Second, Jonah demonstrates God’s pursuit of his creation—both human and non-human. The story is familiar. God calls Jonah to go to Ninevah and proclaim God’s impending judgment. Jonah, standing in for all of Israel, hates the Ninevites and would love to see the God of Israel rain down judgment on them.
But Jonah does not want to go to Ninevah because he knows the God of Israel too well. He knows that God’s posture toward the world is one of loving pursuit. Jonah is angry after Ninevah repents and God relents from his declared judgment:
But to Jonah this seemed very wrong, and he became angry. He prayed to the LORD, “Isn’t this what I said, LORD, when I was still at home? That is what I tried to forestall by fleeing to Tarshish. I knew that you are a gracious and compassionate God, slow to anger and abounding in love, a God who relents from sending calamity (Jonah 4:1-2).
Jonah then has a conversation with the God of Israel in which God reveals his heart of love for his creation.
But the LORD said, “You have been concerned about this plant, though you did not tend it or make it grow. It sprang up overnight and died overnight. And should I not have concern for the great city of Nineveh, in which there are more than a hundred and twenty thousand people who cannot tell their right hand from their left—and also many animals” (Jonah 4:10-11)?
Though Israel had come to crave the destruction of its enemies, the God of Israel, because he is the God of all creation, is still passionately committed to his original aims for creation. He still wants humans all over the world experiencing flourishing by worshiping the God of all creation.
A third text. In Revelation 11:16-18, John describes this vision:
And the twenty-four elders, who were seated on their thrones before God, fell on their faces and worshiped God, saying:
“We give thanks to you, Lord God Almighty,
the One who is and who was,
because you have taken your great power
and have begun to reign.
The nations were angry,
and your wrath has come.
The time has come for judging the dead,
and for rewarding your servants the prophets
and your people who revere your name,
both great and small—
and for destroying those who destroy the earth.”
Empires that sustain themselves by raping the earth rather than caring for it according to God’s original intentions will be destroyed by the God of all creation.
As the heirs of a worldview that assumes a range of dualisms (physical vs. spiritual, political vs. religious, etc.), we tend to prioritize the spiritual at the expense of the physical. We assume that God’s concerns can’t be so . . . earthy. Perhaps this only highlights how much we impose our dualisms on Scripture, and how different our priorities are from God’s. To my mind, DeYoung and Gilbert fall prey to this at point after point throughout their book.
All of this is just to say that God is intensely concerned for his creation.

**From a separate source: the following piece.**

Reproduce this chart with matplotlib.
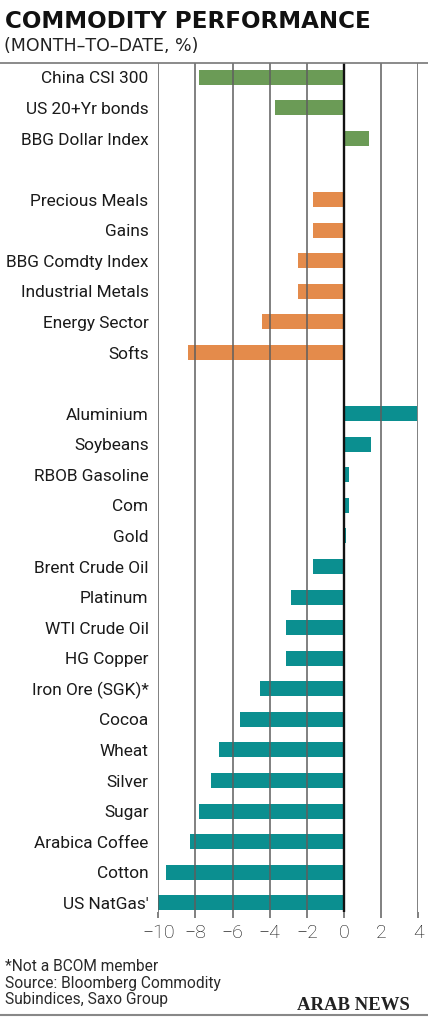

He wants creation to flourish and appoints humanity to oversee the spread of shalom on the earth and to experience flourishing along with the rest of creation.
God’s aims are indeed frustrated at the fall and with the entrance of Sin and Death into the world. In the gospel, God aims to restore what was lost. Because so much was lost, the gospel seeks to recover so much more than we might assume on a narrow reading of Scripture.
There’s something wrong with a conception of the gospel and the mission of the church that sets aside what is so central to the heart of God.
I’ll have to treat other texts and issues to draw this out more fully. For now, however, I just point to these passages to note God’s intense concern and love for his entire creation.